What exactly will it take, NFL?
It wasn’t state mandates that have severely limited attendance in some stadiums and meant no attendance at all in others.
Will it take the current face of your league, the reigning Super Bowl MVP, the Muppet-voiced comeback kid who so far has seemed incapable of being taken down — certainly not by opposing defenses — to find out he’s COVID-positive before you act? Before you go through with some form of a season-altering measure in the name of safety?
Patrick Mahomes has already used his juice once this year in high-profile fashion. In early June, he agreed to be part of a video with other prominent Black players when they asked what it would take before the NFL and commissioner Roger Goodell finally stood up and acknowledged that Black lives matter.
Goodell answered them in a video, saying in part, “We, the National Football League, condemn … the systematic oppression of black people.” It’s widely believed that Mahomes’ participation in the video is what pushed Goodell to respond.
Will it take Mahomes’ involvement again, though this time in a potentially life-altering situation, before the NFL does something?
On Wednesday, New England Patriots cornerback Stephon Gilmore, the 2019 NFL Defensive Player of the Year, revealed he tested positive for COVID-19. Less than 48 hours earlier, Gilmore’s Patriots played Mahomes’ Kansas City Chiefs, and the two met at midfield after the game to embrace.
The truth is, it’s questionable whether the Patriots-Chiefs game should have even been played. The league has lulled itself into a false sense of security with testing, and the notion that a negative test the day before a game means a player is fine. According to the CDC, the incubation period for COVID-19 is between two and 14 days.
On Saturday, New England quarterback Cam Newton was placed on the COVID reserve list. Days earlier, Patriots coach Bill Belichick said no one is around the team facility more than Newton, and that he spends time talking and making connections with teammates in every position group and others around the team.
When no one else on the team tested positive on Sunday or Monday morning, the NFL allowed Patriots-Chiefs to go forward, with New England flying to Missouri for the postponed contest.
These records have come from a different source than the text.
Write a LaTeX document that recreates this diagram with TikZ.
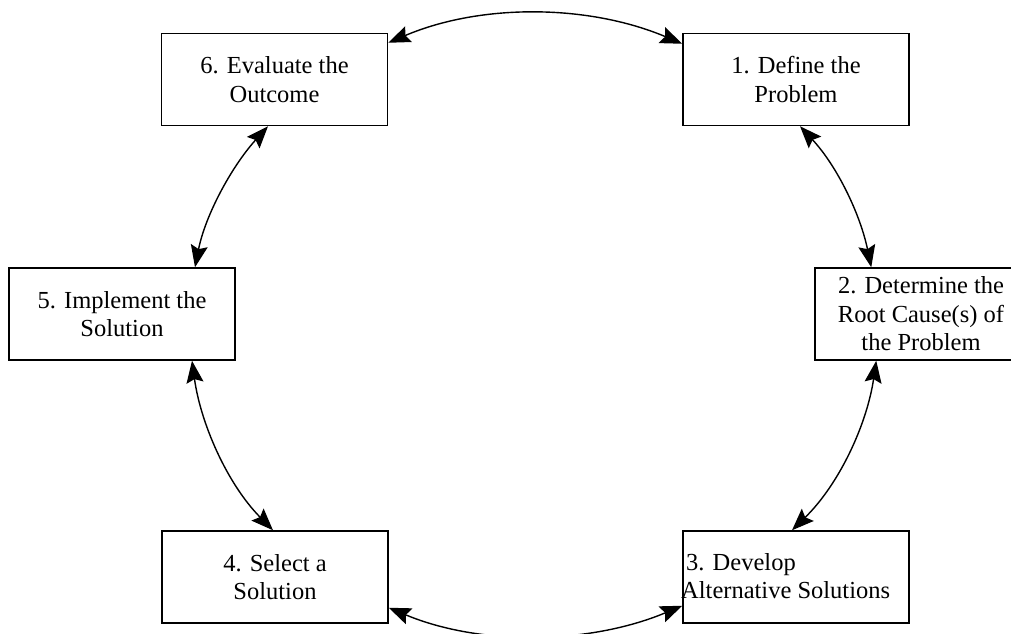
\documentclass[tikz,border=0pt]{standalone}
\usepackage{fontspec}
\setmainfont{Liberation Serif}
\usetikzlibrary{arrows.meta}
\begin{document}
\begin{tikzpicture}[x=1pt,y=-1pt,
  stepbox/.style={draw,line width=1.5pt,minimum width=226pt,minimum height=92pt,inner sep=0pt,align=center,font=\fontsize{24.5}{28.5}\selectfont},
  conn/.style={line width=1.4pt,{Stealth[length=22pt,width=17pt,inset=3.5pt]}-{Stealth[length=22pt,width=17pt,inset=3.5pt]}},
  lbl/.style={inner sep=0pt,align=left,font=\fontsize{24.5}{28.5}\selectfont}]
\useasboundingbox (0,0) rectangle (1011,633);
\node[stepbox] (b6) at (274.5,79.5) {6. Evaluate the\\Outcome};
\node[stepbox] (b1) at (796,79.5) {1. Define the\\Problem};
\node[stepbox,minimum width=212pt] (b2) at (921,314) {2. Determine the\\Root Cause(s) of\\the Problem};
\node[stepbox] (b5) at (122,314) {5. Implement the\\Solution};
\node[stepbox] (b4) at (275,577) {4. Select a\\Solution};
\node[stepbox] (b3) at (796,577) {};
\node[lbl,anchor=west] (t3) at (681,576) {\hspace*{5pt}3. Develop\\Alternative Solutions};
\coordinate (p6a) at ([yshift=-10pt]b6.north east);
\coordinate (p1a) at ([yshift=-11pt]b1.north west);
\coordinate (p1b) at ([xshift=4pt]b1.south);
\coordinate (p2a) at ([xshift=57pt]b2.north west);
\coordinate (p2b) at ([xshift=62pt]b2.south west);
\coordinate (p3a) at ([xshift=-4pt]b3.north);
\coordinate (p3b) at ([yshift=18pt]b3.south west);
\coordinate (p4b) at ([yshift=16pt]b4.south east);
\coordinate (p4a) at ([xshift=-2pt]b4.north);
\coordinate (p5b) at ([xshift=70pt]b5.south);
\coordinate (p5a) at ([xshift=73pt]b5.north);
\coordinate (p6b) at ([xshift=-6.5pt]b6.south);
\draw[conn] (p6a) .. controls +(93.2,-39.7) and +(-93.4,-39.4) .. (p1a);
\draw[conn] (p1b) .. controls +(37.8,40.7) and +(-10.8,-52.1) .. (p2a);
\draw[conn] (p2b) .. controls +(-9.2,62.9) and +(47.8,-46.7) .. (p3a);
\draw[conn] (p3b) .. controls +(-92.4,38.6) and +(92.4,38.6) .. (p4b);
\draw[conn] (p4a) .. controls +(-46.2,-46.8) and +(8.5,62.0) .. (p5b);
\draw[conn] (p5a) .. controls +(10.2,-51.6) and +(-36.8,40.7) .. (p6b);
\end{tikzpicture}
\end{document}
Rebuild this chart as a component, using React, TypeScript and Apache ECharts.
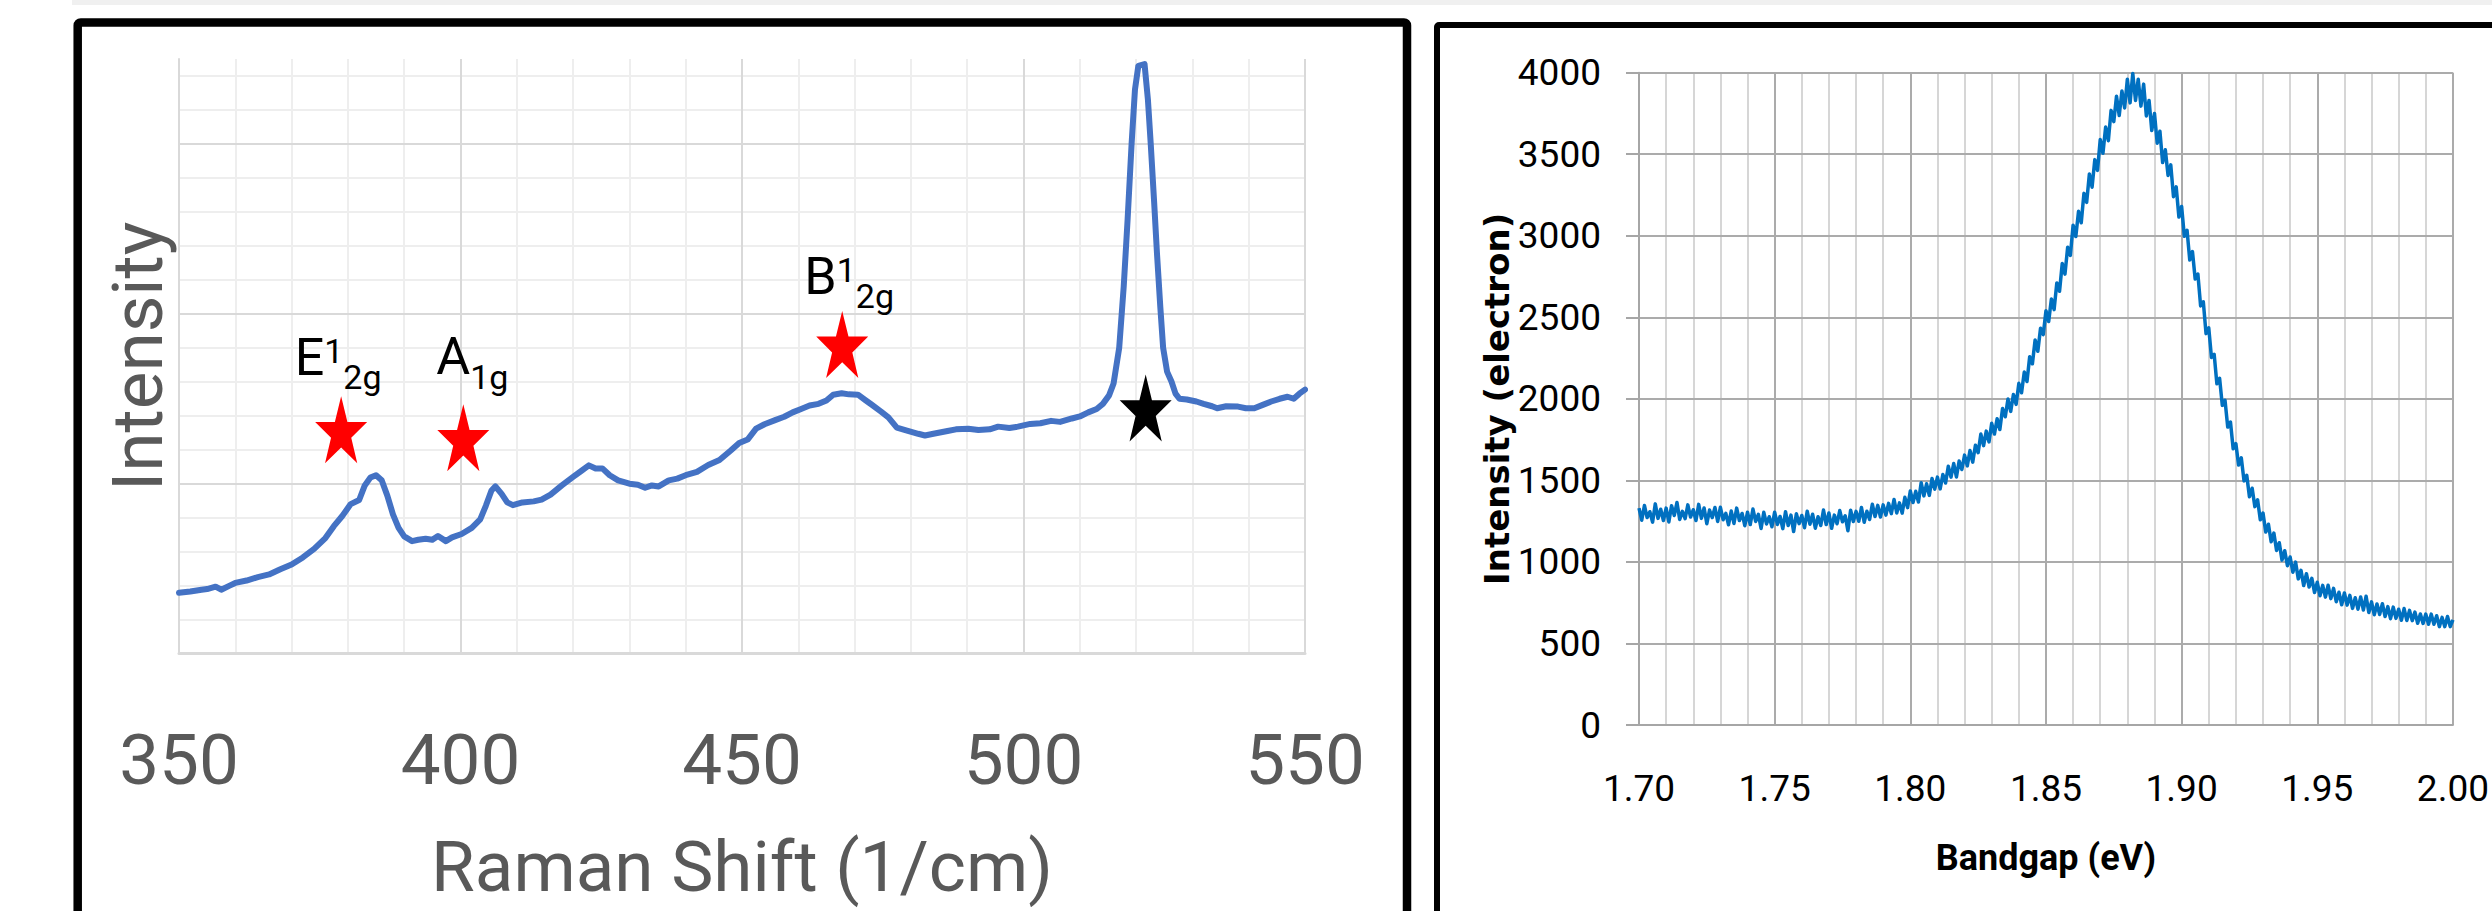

They did take two planes there and back, with one plane for those who had been close to Newton in recent days and the other for those that hadn’t.
It doesn’t take a PhD to connect the dots on this.
But once again, a marquee matchup and the almighty dollar took precedent over common sense and erring on the side of caution for the health and safety of all involved and their families.
That includes Mahomes, whose fiancée is pregnant with their first child. Wednesday afternoon Mahomes told media it was a “little bit of a mental lapse” to embrace Gilmore postgame, and that he’s been sleeping in a different room from his fiancée as a precaution since Kansas City backup quarterback Jordan Ta’amu was found to be covid-positive.
Could Mahomes contract the coronavirus from a hug? Experts believe it’s highly unlikely.
But again: Until the pandemic is well under control, why take that risk? Why put not just the health of the darling of the league in jeopardy, but any player? Any coach? Any staff or family member?
Months ago, when the NCAA canceled March Madness and the 2020 Summer Olympics were put on hold and the NHL and NBA seasons were stopped, there were thoughts that the NFL had an advantage because the season wouldn’t be played for another few months, and therefore the league had time to plan.
That plan, it’s clear, was not good enough. As of this writing, there are four teams, the Patriots, Tennessee Titans and Las Vegas Raiders, with at least one positive player, and the Titans are just a hotspot unto themselves.
Going forward with a full-contact sport during a raging pandemic always seemed like an incredibly stupid idea to this writer, no matter how much any of us love the game or how empty your fall weekends might feel without them.
At this point, however, if the NFL insists on pushing forward (and we have no doubt it does), the only answer seems to be going into a bubble. That may mean pausing the games for a couple of weeks to get all of the logistics in place. It may mean millions in expenses team owners haven’t budgeted for.
But trust us, you’ll get it back. That’s why you wanted the season anyway: money. Your broadcast partners won’t care if every game is played at the same one or two stadiums, they just want the product and the ad revenue. You shouldn’t care because there’s no “home field advantage” in empty stadiums.
This is the challenge you face. The current Defensive Player of the Year has COVID. His teammate, a former MVP, might as well. How many more positive tests will it take?